Shortly before the award of the mainframe to IBM, Warner told Udstuen that Roger Bickel, the general counsel at SOS, was looking into the issue of whether an emergency procurement could be used to obtain the new mainframe contract. Such a process would accelerate the award of the contract, and also payments to Warner and Udstuen from IBM. Warner asked Udstuen to call Bickel and talk to him about the emergency procurement issues. Without disclosing his financial interest to Bickel, Udstuen called Bickel and encouraged him to support an emergency procurement request.  Around this time, Warner also informed Udstuen that he had discussed with Ryan the advantages of converting the SOS mainframe computer system to IBM.

IBM and Honeywell were the only vendors to bid on the mainframe contract. Based upon the bids, the selection committee recommended that IBM be awarded the contract. After the recommendation was made, Cavallaro met with Ryan and Fawell to discuss the final facts and figures regarding the proposed mainframe. Ryan seemed surprised at the $25 million price tag and frustrated by the cost of the project, which Cavallaro attempted to justify.

In the time period following IBM hiring Warner, IBM's fortunes vis-a-vis the SOS swelled.

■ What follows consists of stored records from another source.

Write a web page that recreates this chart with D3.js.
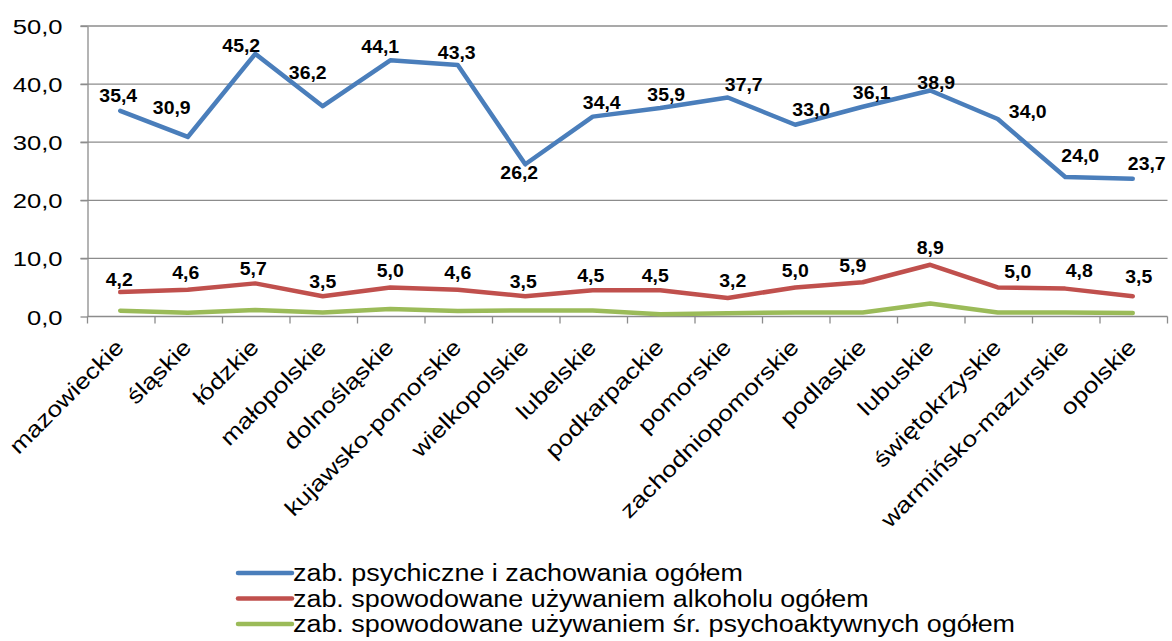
<!DOCTYPE html>
<html>
<head>
<meta charset="utf-8">
<script src="https://cdn.jsdelivr.net/npm/d3@7"></script>
<style>
  body { margin: 0; background: #fff; }
  svg { display: block; font-family: "Liberation Sans", Arial, sans-serif; }
</style>
</head>
<body>
<div id="chart"></div>
<script>
// data
var regions = ["mazowieckie", "śląskie", "łódzkie", "małopolskie", "dolnośląskie",
  "kujawsko-pomorskie", "wielkopolskie", "lubelskie", "podkarpackie", "pomorskie",
  "zachodniopomorskie", "podlaskie", "lubuskie", "świętokrzyskie", "warmińsko-mazurskie", "opolskie"];

var psychiczne = [35.4, 30.9, 45.2, 36.2, 44.1, 43.3, 26.2, 34.4, 35.9, 37.7, 33.0, 36.1, 38.9, 34.0, 24.0, 23.7];
var alkohol = [4.2, 4.6, 5.7, 3.5, 5.0, 4.6, 3.5, 4.5, 4.5, 3.2, 5.0, 5.9, 8.9, 5.0, 4.8, 3.5];
var psychoaktywne = [1.0, 0.65, 1.1, 0.7, 1.3, 0.95, 1.05, 1.05, 0.4, 0.55, 0.7, 0.7, 2.25, 0.7, 0.7, 0.6];

var yTicks = [0, 10, 20, 30, 40, 50];

var seriesNames = ["zab. psychiczne i zachowania ogółem",
  "zab. spowodowane używaniem alkoholu ogółem",
  "zab. spowodowane używaniem śr. psychoaktywnych ogółem"];

// label nudges (px) for the value labels, as they sit in the original
var blueNudge = [[-2,-15],[-16,-29],[-14,-8],[-15,-34],[-10,-14],[-1,-12],[-6,8],[9,-14],
  [6,-13],[16,-13],[16,-15],[9,-14],[6,-8],[30,-7],[15,-22],[14,-15]];
var redNudge = [[-1,-13],[-2,-17],[-2,-15],[0,-15],[0,-17],[0,-17],[-2,-15],[-2,-15],
  [-5,-15],[5,-17],[0,-17],[-10,-17],[0,-17],[20,-16],[14,-18],[6,-20]];

var width = 1172, height = 641;
var plotLeft = 87.5, plotRight = 1167.5, plotTop = 26, plotBottom = 316.5;
var colors = ["#4a7ebb", "#c0504d", "#9bbb59"];
var gridColor = "#8c8c8c";

var fmt = function(v) { return d3.format(".1f")(v).replace(".", ","); };

var svg = d3.select("#chart").append("svg")
  .attr("width", width)
  .attr("height", height);

var x = d3.scaleBand().domain(regions).range([plotLeft, plotRight]);
var y = d3.scaleLinear().domain([0, 50]).range([plotBottom, plotTop]);
var cx = function(i) { return x(regions[i]) + x.bandwidth() / 2 - 1; };

// gridlines
svg.append("g").selectAll("line")
  .data(yTicks.filter(function(d) { return d > 0; }))
  .enter().append("line")
  .attr("x1", plotLeft - 7).attr("x2", plotRight)
  .attr("y1", function(d) { return y(d); })
  .attr("y2", function(d) { return y(d); })
  .attr("stroke", gridColor)
  .attr("stroke-width", 1.3);

// y axis
var yAxis = svg.append("g")
  .attr("transform", "translate(" + plotLeft + ",0)")
  .call(d3.axisLeft(y).tickValues(yTicks).tickSize(7).tickSizeOuter(0).tickFormat(fmt));
yAxis.select(".domain").attr("stroke", gridColor).attr("stroke-width", 1.3);
yAxis.selectAll(".tick line").attr("stroke", gridColor).attr("stroke-width", 1.3);
yAxis.selectAll(".tick text")
  .attr("x", 0)
  .attr("dy", "0.36em")
  .attr("transform", "translate(-25,0) scale(1.22,1)")
  .attr("fill", "#000")
  .style("font-size", "21px")
  .style("font-family", "Liberation Sans, Arial, sans-serif");

// x axis
svg.append("line")
  .attr("x1", plotLeft).attr("x2", plotRight)
  .attr("y1", plotBottom).attr("y2", plotBottom)
  .attr("stroke", gridColor).attr("stroke-width", 1.3);

var edges = regions.map(function(d) { return x(d); }).concat([plotRight]);
svg.append("g").selectAll("line")
  .data(edges)
  .enter().append("line")
  .attr("x1", function(d) { return d; })
  .attr("x2", function(d) { return d; })
  .attr("y1", plotBottom).attr("y2", plotBottom + 7)
  .attr("stroke", gridColor).attr("stroke-width", 1.3);

svg.append("g").selectAll("text")
  .data(regions)
  .enter().append("text")
  .attr("transform", function(d, i) {
    return "translate(" + (cx(i) + 5) + "," + (plotBottom + 32) + ") rotate(-45) scale(1.2,1)";
  })
  .attr("text-anchor", "end")
  .style("font-size", "22px")
  .attr("fill", "#000")
  .text(function(d) { return d; });

// lines
var series = [psychiczne, alkohol, psychoaktywne];
var line = d3.line()
  .x(function(d, i) { return cx(i); })
  .y(function(d) { return y(d); });

svg.append("g").selectAll("path")
  .data(series)
  .enter().append("path")
  .attr("d", function(d) { return line(d); })
  .attr("fill", "none")
  .attr("stroke", function(d, i) { return colors[i]; })
  .attr("stroke-width", 4.5)
  .attr("stroke-linejoin", "round")
  .attr("stroke-linecap", "round");

// value labels
var drawLabels = function(values, nudge) {
  svg.append("g").selectAll("text")
    .data(values)
    .enter().append("text")
    .attr("transform", function(d, i) {
      return "translate(" + (cx(i) + nudge[i][0]) + "," + (y(d) + nudge[i][1]) + ") scale(1.08,1)";
    })
    .attr("dy", "0.36em")
    .attr("text-anchor", "middle")
    .style("font-size", "18px")
    .style("font-weight", "bold")
    .attr("fill", "#000")
    .text(function(d) { return fmt(d); });
};
drawLabels(psychiczne, blueNudge);
drawLabels(alkohol, redNudge);

// legend
var legend = svg.append("g").attr("transform", "translate(238,573)");
var item = legend.selectAll("g")
  .data(seriesNames)
  .enter().append("g")
  .attr("transform", function(d, i) { return "translate(0," + (i * 25.5) + ")"; });
item.append("line")
  .attr("x1", 0).attr("x2", 54)
  .attr("y1", 0).attr("y2", 0)
  .attr("stroke", function(d, i) { return colors[i]; })
  .attr("stroke-width", 4.5)
  .attr("stroke-linecap", "round");
item.append("text")
  .attr("transform", "translate(55,0) scale(1.17,1)")
  .attr("dy", "0.35em")
  .style("font-size", "23px")
  .attr("fill", "#000")
  .text(function(d) { return d; });
</script>
</body>
</html>
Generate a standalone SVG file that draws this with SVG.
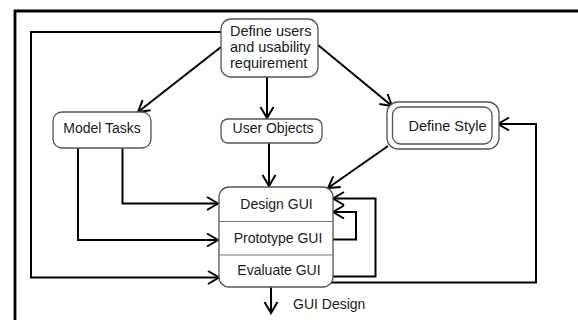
<svg xmlns="http://www.w3.org/2000/svg" width="578" height="320" viewBox="0 0 578 320">
  <style>
    .node { fill: #fff; stroke: #555; stroke-width: 1.3; }
    .divider { stroke: #777; stroke-width: 1.2; fill: none; }
    .label { font-family: "Liberation Sans", Arial, sans-serif; font-size: 14px; fill: #1a1a1a; }
    .mid { text-anchor: middle; }
    .wire { fill: none; stroke: #000; stroke-width: 2; }
    .arrow { marker-end: url(#open-arrow); }
    .frame { fill: none; stroke: #000; stroke-width: 2.8; }
  </style>
  <defs>
    <marker id="open-arrow" markerUnits="userSpaceOnUse" markerWidth="14" markerHeight="16" viewBox="0 0 14 16" refX="12" refY="8" orient="auto">
      <path d="M1,1.5 L12,8 L1,14.5" fill="none" stroke="#000" stroke-width="2"/>
    </marker>
  </defs>

  <rect x="0" y="0" width="578" height="320" fill="#fff"/>

  <!-- page frame -->
  <path class="frame" d="M15,320 V11 H578"/>

  <g id="connectors">
    <!-- requirements fan-out -->
    <path class="wire arrow" d="M221,47 L138,112"/>
    <path class="wire arrow" d="M267,77 V118"/>
    <path class="wire arrow" d="M318,45 L392,106"/>
    <!-- requirements to evaluation -->
    <path class="wire arrow" d="M221,32 H31 V277.5 H219"/>
    <!-- model tasks to design / prototype -->
    <path class="wire arrow" d="M122.5,148 V203.5 H218"/>
    <path class="wire arrow" d="M78,148 V240 H218"/>
    <!-- user objects to design -->
    <path class="wire arrow" d="M269,143 V186"/>
    <!-- style to design -->
    <path class="wire arrow" d="M388,146 L328,188"/>
    <!-- iteration loops -->
    <path class="wire arrow" d="M333,276.5 H375.5 V198.5 H333"/>
    <path class="wire arrow" d="M333,239.5 H356 V212 H333"/>
    <path class="wire arrow" d="M330,282.5 H536 V124 H498"/>
    <!-- output -->
    <path class="wire arrow" d="M271,287 V313"/>
  </g>

  <g id="define-users">
    <rect class="node" x="221" y="19" width="97" height="58" rx="10"/>
    <text class="label" x="230" y="36" style="font-size:14.5px">Define users</text>
    <text class="label" x="230" y="52" style="font-size:14.5px">and usability</text>
    <text class="label" x="230" y="68" style="font-size:14.5px">requirement</text>
  </g>

  <g id="model-tasks">
    <rect class="node" x="53" y="112" width="98" height="36" rx="9"/>
    <text class="label mid" x="102" y="133">Model Tasks</text>
  </g>

  <g id="user-objects">
    <rect class="node" x="221" y="119" width="101" height="24" rx="7"/>
    <text class="label mid" x="273" y="133">User Objects</text>
  </g>

  <g id="define-style">
    <rect class="node" x="387" y="102" width="112" height="47" rx="11"/>
    <rect class="node" x="392.5" y="107" width="99.5" height="37" rx="8"/>
    <text class="label mid" x="447.5" y="130.5" style="font-size:14.5px">Define Style</text>
  </g>

  <g id="gui-cycle">
    <rect class="node" x="219" y="187" width="114" height="100" rx="10"/>
    <line class="divider" x1="219" y1="221.5" x2="333" y2="221.5"/>
    <line class="divider" x1="219" y1="255" x2="333" y2="255"/>
    <text class="label mid" x="276.5" y="209">Design GUI</text>
    <text class="label mid" x="278" y="242.5">Prototype GUI</text>
    <text class="label mid" x="279" y="274.5">Evaluate GUI</text>
  </g>

  <g id="gui-design">
    <text class="label" x="293" y="308.5">GUI Design</text>
  </g>
</svg>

By the end of 1993, IBM had taken in about $1.3 million in revenues from the SOS. For each year thereafter, IBM's revenues from the SOS increased.  By 1998, IBM's total SOS revenues were over $5 million.  By the time Ryan left office, Warner's total income from IBM was approximately $1.0 million, approximately $250,000 of which was directed to Udstuen through AMR, as described above.